James Knightley, Chief International Economist at ING, suggests that with the strengthening US economy building the case for rate hikes, here's what they expect at the November Fed meeting.
“Financial markets remain sceptical over the Federal Reserve's predictions for the path of monetary policy. Uncertainty over who will lead the Fed, low inflation and some concerns about a potential government shutdown in December goes some way to explaining this.”
“However, with Fed officials broadening out the factors justifying tighter monetary policy, such as financial stability and financial conditions, and with growth looking strong and inflation edging higher, we think a December rate hike looks probable. We are a little more cautious in 2018, predicting two 25bp hikes versus the Fed’s forecast of three. This reflects our belief that a steeper yield curve caused by the Fed’s balance sheet shrinkage programme and ECB tapering at the margin will reduce the need for action at the short-end of the curve.”

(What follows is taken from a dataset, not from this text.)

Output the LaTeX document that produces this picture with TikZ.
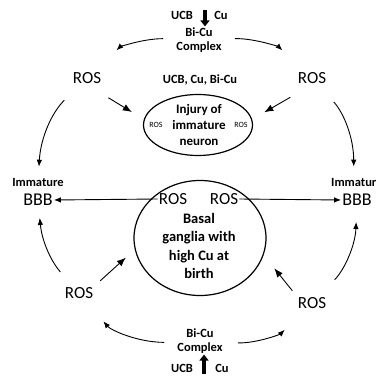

“With all of this in mind, here's what the Fed will be looking at:
The domestic economy is looking strong with business surveys at 10-year+ highs, unemployment at 16-year lows, confidence strong and asset prices continuing to rise. Hurricane effects appear to have been limited, and recovery efforts could support growth in coming quarters, while a strengthening global economy offers further encouragement. With 3Q GDP growth coming in at 3%, there is the potential for the Fed to upgrade its view that economic activity has been “rising moderately”.
2. Jobs market
The strength in activity means jobs continue to be created in significant numbers, driving down the unemployment rate. This is creating skills shortages in several sectors. Encouragingly, we may finally be seeing signs that wage growth is picking up.
Having undershot expectations for much of this year, we are finally seeing evidence that inflation is turning a corner. Fuel and commodity prices are contributors while the PPI report suggests pipeline pressures are rising, boosted by the dollar’s decline this year. With wages rising we could see inflation receiving more upside momentum, particularly in an environment of high domestic demand.
4. Fiscal policy
There is increasing confidence that President Trump will get some form of tax reform this year or in early 2018, which should provide an additional boost to what is already a very positive growth story. The prospect of significant infrastructure investment looks much more distant.
5. Fed’s policy stance
Fed officials are forecasting a December hike with three more next year. They cite not only healthy growth and the prospect of inflation returning to target but also reasonably loose financial conditions (flat yield curve and weaker dollar), “somewhat rich” asset valuations and concern over financial stability – prolonged low-interest rates encouraging “risky” lending.”
“We suspect Trump is likely to promote Jerome Powell or potentially reinstate Janet Yellen rather than install an external official, which would leave the Fed’s stance unchanged.”